The Shanghai shutdown reverberated far beyond China as companies such as Tesla Inc., Toyota Motor Corp., and Apple Inc. reported factory closures and broken supply chains. 

The zero-Covid policy is generating new concerns about China’s economic future, and its position within the global economy, according to the Rhodium report. 

“Financial markets have reacted accordingly, selling Chinese assets in large volumes, while corporates reassess the importance of China within their global strategies,” the report states.

Sullivan notes that companies were already looking at reorganizing supply chains because of U.S. tariffs on China and that will accelerate because Beijing is expected to continue the zero-Covid policy.

Apple is reportedly planning to move some of its assembly production to Vietnam from China, which may lead to opportunities for companies in Vietnam to make component parts, he said. This in turn would attract more Apple suppliers to the country, said Sullivan, who now writes commentary on Asian markets.

The snarl-up in supply chains out of China has added to inflationary pressures elsewhere around the world, with inflation hitting a 40-year high in the U.S. to trend around 8.5% monthly this year. 

U.S. Federal Reserve Governor Christopher Waller said this is a combination of strong consumer demand and supply constraints, when he spoke May 30 at the Institute for Monetary and Financial Stability in Frankfurt, Germany. 

“I support tightening policy by another 50 basis points for several meetings. In particular, I am not taking 50 basis-point hikes off the table until I see inflation coming down closer to our 2 percent target,” Waller said.

Not a chance

The threat of higher interest rates to tame inflation is driving equity markets lower, with the Nasdaq in May posting a five-week losing streak, the longest since 2012. 

Bitcoin investors have also been spooked by inflation — despite the asset’s reputation as an inflation hedge — with the cryptocurrency falling 40% from its high set in November last year. 

But Tony Sycamore, a financial markets analyst at the Sydney-based trading platform City Index, says bringing inflation down to 2% is a pipedream.

“I can tell you categorically there is no chance whatsoever that inflation is getting anywhere near 2%; not this year, not next year,” Sycamore said.

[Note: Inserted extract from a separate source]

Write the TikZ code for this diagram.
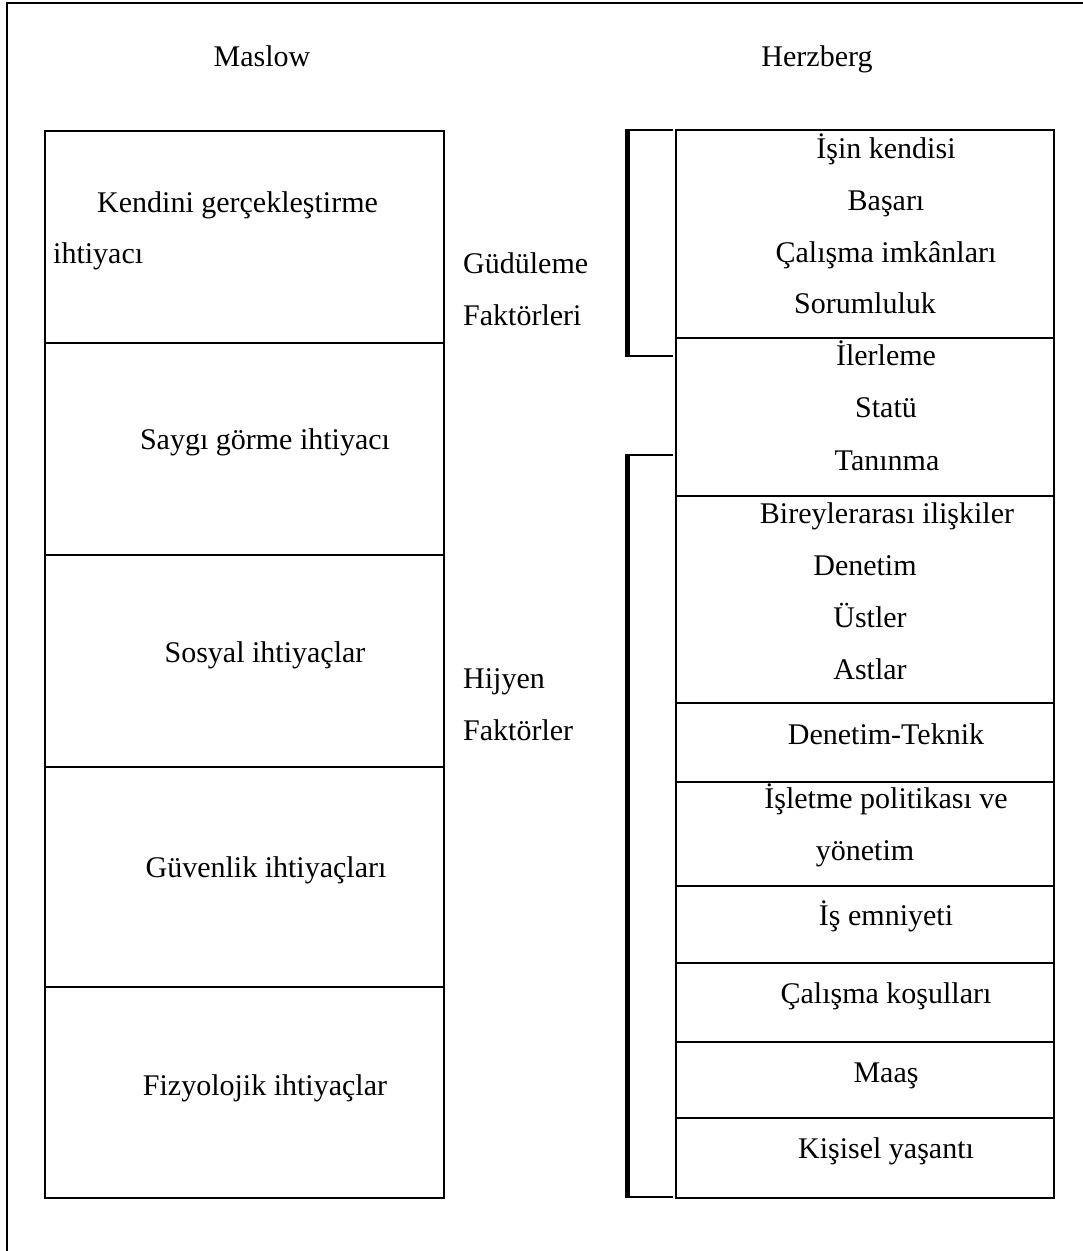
\documentclass[tikz,border=0pt]{standalone}
\usepackage{fontspec}
\setmainfont{Liberation Serif}
\begin{document}
\begin{tikzpicture}[x=1pt,y=-1pt,
  cell/.style={draw, line width=2pt, inner sep=0pt, outer sep=0pt, anchor=north west},
  lbox/.style={cell, minimum width=399pt},
  rbox/.style={cell, minimum width=378pt},
  txt/.style={inner sep=0pt, anchor=base, font=\fontsize{30}{36}\selectfont},
  ltxt/.style={txt, anchor=base west},
  brace/.style={line width=5pt},
  tick/.style={line width=2pt}]
\useasboundingbox (0,0) rectangle (1083,1251);
% outer frame (top and left only)
\draw[line width=2pt] (7,1251) -- (7,2.5) -- (1083,2.5);
% headings
\node[txt] (maslow) at (262,66) {Maslow};
\node[txt] (herz) at (817,66) {Herzberg};
% Maslow boxes
\node[lbox, minimum height=212pt] (L1) at (45,131) {};
\node[lbox, minimum height=212pt] (L2) at (45,343) {};
\node[lbox, minimum height=212pt] (L3) at (45,555) {};
\node[lbox, minimum height=220pt] (L4) at (45,767) {};
\node[lbox, minimum height=211pt] (L5) at (45,987) {};
\node[ltxt] (l1a) at (97,212) {Kendini gerçekleştirme};
\node[ltxt] (l1b) at (53,263) {ihtiyacı};
\node[txt] (l2) at (265,449) {Saygı görme ihtiyacı};
\node[txt] (l3) at (265,662) {Sosyal ihtiyaçlar};
\node[txt] (l4) at (266,877) {Güvenlik ihtiyaçları};
\node[txt] (l5) at (265,1095) {Fizyolojik ihtiyaçlar};
% middle labels
\node[ltxt] (g1) at (463,273) {Güdüleme};
\node[ltxt] (g2) at (463,325) {Faktörleri};
\node[ltxt] (h1) at (463,688) {Hijyen};
\node[ltxt] (h2) at (463,740) {Faktörler};
% Herzberg boxes
\node[rbox, minimum height=208pt] (R1) at (676,130) {};
\node[rbox, minimum height=158pt] (R2) at (676,338) {};
\node[rbox, minimum height=207pt] (R3) at (676,496) {};
\node[rbox, minimum height=79pt] (R4) at (676,703) {};
\node[rbox, minimum height=104pt] (R5) at (676,782) {};
\node[rbox, minimum height=77pt] (R6) at (676,886) {};
\node[rbox, minimum height=79pt] (R7) at (676,963) {};
\node[rbox, minimum height=76pt] (R8) at (676,1042) {};
\node[rbox, minimum height=80pt] (R9) at (676,1118) {};
\node[txt] (r1a) at (886,158) {İşin kendisi};
\node[txt] (r1b) at (886,210) {Başarı};
\node[txt] (r1c) at (886,262) {Çalışma imkânları};
\node[txt] (r1d) at (865,313) {Sorumluluk};
\node[txt] (r2a) at (886,365) {İlerleme};
\node[txt] (r2b) at (886,417) {Statü};
\node[txt] (r2c) at (887,470) {Tanınma};
\node[txt] (r3a) at (887,523) {Bireylerarası ilişkiler};
\node[txt] (r3b) at (865,575) {Denetim};
\node[txt] (r3c) at (870,627) {Üstler};
\node[txt] (r3d) at (870,679) {Astlar};
\node[txt] (r4) at (886,744) {Denetim-Teknik};
\node[txt] (r5a) at (886,808) {İşletme politikası ve};
\node[txt] (r5b) at (865,860) {yönetim};
\node[txt] (r6) at (886,925) {İş emniyeti};
\node[txt] (r7) at (886,1003) {Çalışma koşulları};
\node[txt] (r8) at (886,1082) {Maaş};
\node[txt] (r9) at (886,1158) {Kişisel yaşantı};
% brackets
\draw[brace] (627,130) -- (627,357);
\draw[tick] (625,130) -- (673,130);
\draw[tick] (625,356) -- (673,356);
\draw[brace] (627,455) -- (627,1198);
\draw[tick] (625,455) -- (673,455);
\draw[tick] (625,1197) -- (673,1197);
\end{tikzpicture}
\end{document}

Meanwhile, China’s April data shows industrial production, retail sales and fixed asset investment all falling to their lowest point in two years.

The Rhodium report says these numbers and others like them indicate China’s 5.5% real GDP growth target this year is impossible to meet and the more likely growth is at most 2%, and that would depend on a rebound in the second half. 

And the absence of any Shanghai-sized lockdowns.

Because of the sheer size of China’s economy, such a slowdown, while creating problems of its own, could ease inflation pressures around the world, and in turn the pressure on central banks to raise interest rates. That may provide some relief to equities and by extension cryptocurrencies.

Ben Caselin, head of research at cryptocurrency exchange AAX, says Beijing has cracked down on the crypto industry and trading on the mainland, but that doesn’t mean China isn’t influencing markets.  

China’s plan for a central bank digital currency is something for investors to watch because it could act as a stimulus and is part of Beijing’s efforts to de-risk from the U.S. dollar — all interesting developments for gold and Bitcoin, he said.   

“While the U.S. economy and its policies are strongly intertwined with Bitcoin’s price discovery, too often China is left out of the analysis,” he said.